Alibi Positionings + xpos?

lucidrains / flash-genomics-model

My own attempt at a long context genomics model, leveraging recent advances in long context attention modeling (Flash Attention + other hierarchical methods)

MIT License

52 stars 5 forks source link

Alibi Positionings + xpos? #5

Closed kyegomez closed 1 year ago

kyegomez commented 1 year ago

Could we also integrate alibi + xpos to increase context length even further? What about integrating one write head as well?

lucidrains commented 1 year ago

i will probably not use alibi and xpos as they enforce an exponential decay, and they are both designed for causal and not bidirectional attention

similarly, one write head is only useful in the autoregressive case, for decreasing the amount of key / values needed to be cached on inference

kyegomez commented 1 year ago

What are other methods that can be used to increase context length?

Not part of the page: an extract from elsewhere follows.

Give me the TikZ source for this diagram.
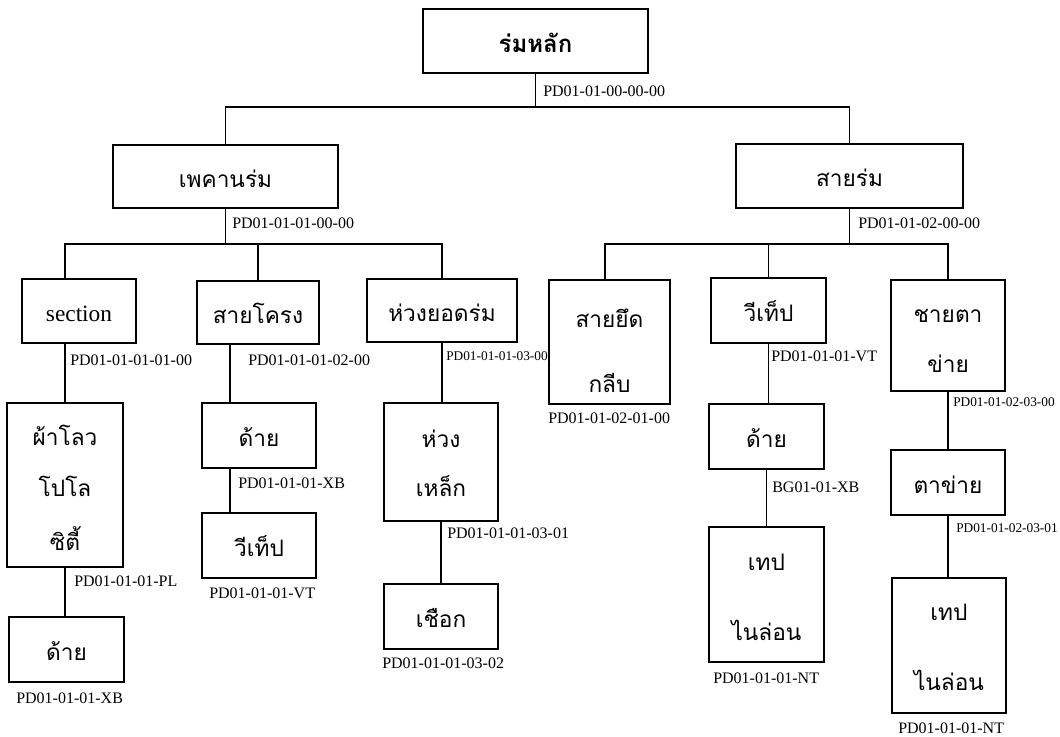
\documentclass[tikz,border=0pt]{standalone}
\usepackage{fontspec}
\setmainfont{Liberation Serif}
\newfontfamily\thaifont[Script=Thai]{Loma}
\begin{document}
\begin{tikzpicture}[x=0.75pt,y=-0.75pt,
  bx/.style={draw, line width=1.5pt, inner sep=0pt, font=\thaifont\fontsize{17}{21}\selectfont, text height=16pt, text depth=0pt},
  tl/.style={anchor=base, inner sep=0pt, font=\thaifont\fontsize{17}{21}\selectfont},
  cd/.style={anchor=west, inner sep=0pt, font=\fontsize{12}{14}\selectfont},
  cds/.style={anchor=west, inner sep=0pt, font=\fontsize{10}{12}\selectfont},
  ln/.style={line width=1.4pt}]
\fill[white] (0,0) rectangle (1060,737);
\useasboundingbox (0,0) rectangle (1060,737);

% level 0
\node[bx, minimum width=168.75pt, minimum height=48pt, font=\thaifont\bfseries\fontsize{18}{22}\selectfont, text height=17pt] (root) at (535.5,41) {ร่มหลัก};
% level 1
\node[bx, minimum width=168.75pt, minimum height=47.25pt] (pedan) at (225.5,176.5) {เพคานร่ม};
\node[bx, minimum width=170.25pt, minimum height=48pt] (sairom) at (849.5,176) {สายร่ม};
% level 2 left
\node[bx, minimum width=85.5pt, minimum height=48pt, font=\fontsize{17.5}{20}\selectfont] (section) at (79,311) {section};
\node[bx, minimum width=91.5pt, minimum height=47.25pt] (saikrong) at (258,312.5) {สายโครง};
\node[bx, minimum width=112.5pt, minimum height=47.25pt] (huangyod) at (442,310.5) {ห่วงยอดร่ม};
% level 2 right
\node[bx, minimum width=90.75pt, minimum height=93pt] (saiyued) at (609.5,342) {};
\node[tl] (saiyued1) at (609.5,328) {สายยึด};
\node[tl] (saiyued2) at (609.5,393) {กลีบ};
\node[bx, minimum width=86.25pt, minimum height=48.75pt] (vitape1) at (768.5,310.5) {วีเท็ป};
\node[bx, minimum width=85.5pt, minimum height=83.25pt] (chaita) at (948,335.5) {};
\node[tl] (chaita1) at (948,323) {ชายตา};
\node[tl] (chaita2) at (948,373) {ข่าย};
% level 3 left
\node[bx, minimum width=87pt, minimum height=123pt] (phalo) at (65,485) {};
\node[tl] (phalo1) at (65,446) {ผ้าโลว};
\node[tl] (phalo2) at (65,497) {โปโล};
\node[tl] (phalo3) at (65,550) {ซิตี้};
\node[bx, minimum width=86.25pt, minimum height=48.75pt] (dai1) at (66.5,649.5) {ด้าย};
\node[bx, minimum width=85.5pt, minimum height=48.75pt] (dai2) at (259,435.5) {ด้าย};
\node[bx, minimum width=85.5pt, minimum height=48.75pt] (vitape2) at (259,545.5) {วีเท็ป};
\node[bx, minimum width=85.5pt, minimum height=88.5pt] (huanglek) at (441,462) {};
\node[tl] (huanglek1) at (441,448) {ห่วง};
\node[tl] (huanglek2) at (441,497) {เหล็ก};
\node[bx, minimum width=85.5pt, minimum height=48.75pt] (chueak) at (441,616.5) {เชือก};
% level 3 right
\node[bx, minimum width=86.25pt, minimum height=48.75pt] (dai3) at (766.5,436.5) {ด้าย};
\node[bx, minimum width=86.25pt, minimum height=101.25pt] (tape1) at (766.5,594.5) {};
\node[tl] (tape1a) at (766.5,570) {เทป};
\node[tl] (tape1b) at (766.5,640) {ไนล่อน};
\node[bx, minimum width=85.5pt, minimum height=48.75pt] (taki) at (948,482.5) {ตาข่าย};
\node[bx, minimum width=85.5pt, minimum height=101.25pt] (tape2) at (949,645.5) {};
\node[tl] (tape2a) at (949,620) {เทป};
\node[tl] (tape2b) at (949,690) {ไนล่อน};

% codes
\node[cd] (c0) at (543,91) {PD01-01-00-00-00};
\node[cd] (c1) at (232,223.5) {PD01-01-01-00-00};
\node[cd] (c2) at (858,223.5) {PD01-01-02-00-00};
\node[cd] (c3) at (70,360) {PD01-01-01-01-00};
\node[cd] (c4) at (248,360) {PD01-01-01-02-00};
\node[cds] (c5) at (446,356.5) {PD01-01-01-03-00};
\node[cd] (c6) at (74,581) {PD01-01-01-PL};
\node[cd] (c7) at (16,698) {PD01-01-01-XB};
\node[cd] (c8) at (238,483.5) {PD01-01-01-XB};
\node[cd] (c9) at (209,593.5) {PD01-01-01-VT};
\node[cd] (c10) at (447,533.5) {PD01-01-01-03-01};
\node[cd] (c11) at (382,663.5) {PD01-01-01-03-02};
\node[cd] (c12) at (548,418) {PD01-01-02-01-00};
\node[cd] (c13) at (771,356.5) {PD01-01-01-VT};
\node[cd] (c14) at (772,487) {BG01-01-XB};
\node[cd] (c15) at (713,678.5) {PD01-01-01-NT};
\node[cds] (c16) at (953,402.5) {PD01-01-02-03-00};
\node[cds] (c17) at (956,528.5) {PD01-01-02-03-01};
\node[cd] (c18) at (898,728.5) {PD01-01-01-NT};

% connectors
\coordinate (bus0) at (535.5,107);
\coordinate (bus1) at (225.5,244);
\coordinate (bus2) at (849.5,244);
\coordinate (kx) at (230,0);
\coordinate (sx) at (605,0);
\draw[ln] (root.south) -- (bus0);
\draw[ln] (pedan.north) |- (bus0) -| (sairom.north);
\draw[ln] (pedan.south) -- (bus1);
\draw[ln] (phalo.north |- section.north) |- (bus1) -| (huangyod.north);
\draw[ln] (bus1) -| (saikrong.north);
\draw[ln] (phalo.north |- section.south) -- (phalo.north);
\draw[ln] (phalo.south) -- (phalo.south |- dai1.north);
\draw[ln] (saikrong.south -| kx) -- (dai2.north -| kx);
\draw[ln] (dai2.south -| kx) -- (vitape2.north -| kx);
\draw[ln] (huangyod.south) -- (huangyod.south |- huanglek.north);
\draw[ln] (huanglek.south) -- (huanglek.south |- chueak.north);
\draw[ln] (sairom.south) -- (bus2);
\draw[ln] (saiyued.north -| sx) |- (bus2) -| (chaita.north);
\draw[ln] (bus2) -| (vitape1.north);
\draw[ln] (vitape1.south) -- (vitape1.south |- dai3.north);
\draw[ln] (dai3.south) -- (dai3.south |- tape1.north);
\draw[ln] (chaita.south) -- (chaita.south |- taki.north);
\draw[ln] (taki.south) -- (taki.south |- tape2.north);
\end{tikzpicture}
\end{document}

Have you seen the new blockwise parallel attention? Do you believe it could work? I've been trying to implement it here https://github.com/kyegomez/Blockwise-Parallel-Transformer

lucidrains commented 1 year ago

@kyegomez yea, that paper would help with memory for sure

but by simply chunking (as in reformer) and recomputing each chunk in the feedforward, you can get the same effect, which amounts to about 10 loc

i also think this paper should have some more follow up exploration. if anyone can find a way to make it scale as well as transformers, you can just use flash attention throughout.

lucidrains commented 1 year ago

ok, i'm closing this, as it isn't really an issue

feel free to add to the discussions though

kyegomez commented 1 year ago

@kyegomez yea, that paper would help with memory for sure

but by simply chunking (as in reformer) and recomputing each chunk in the feedforward, you can get the same effect, which amounts to about 10 loc

i also think this paper should have some more follow up exploration. if anyone can find a way to make it scale as well as transformers, you can just use flash attention throughout.

Do you think that using an attention similar to blockwise with mega byte like encoding/handling/processing would accelerate the context length even further?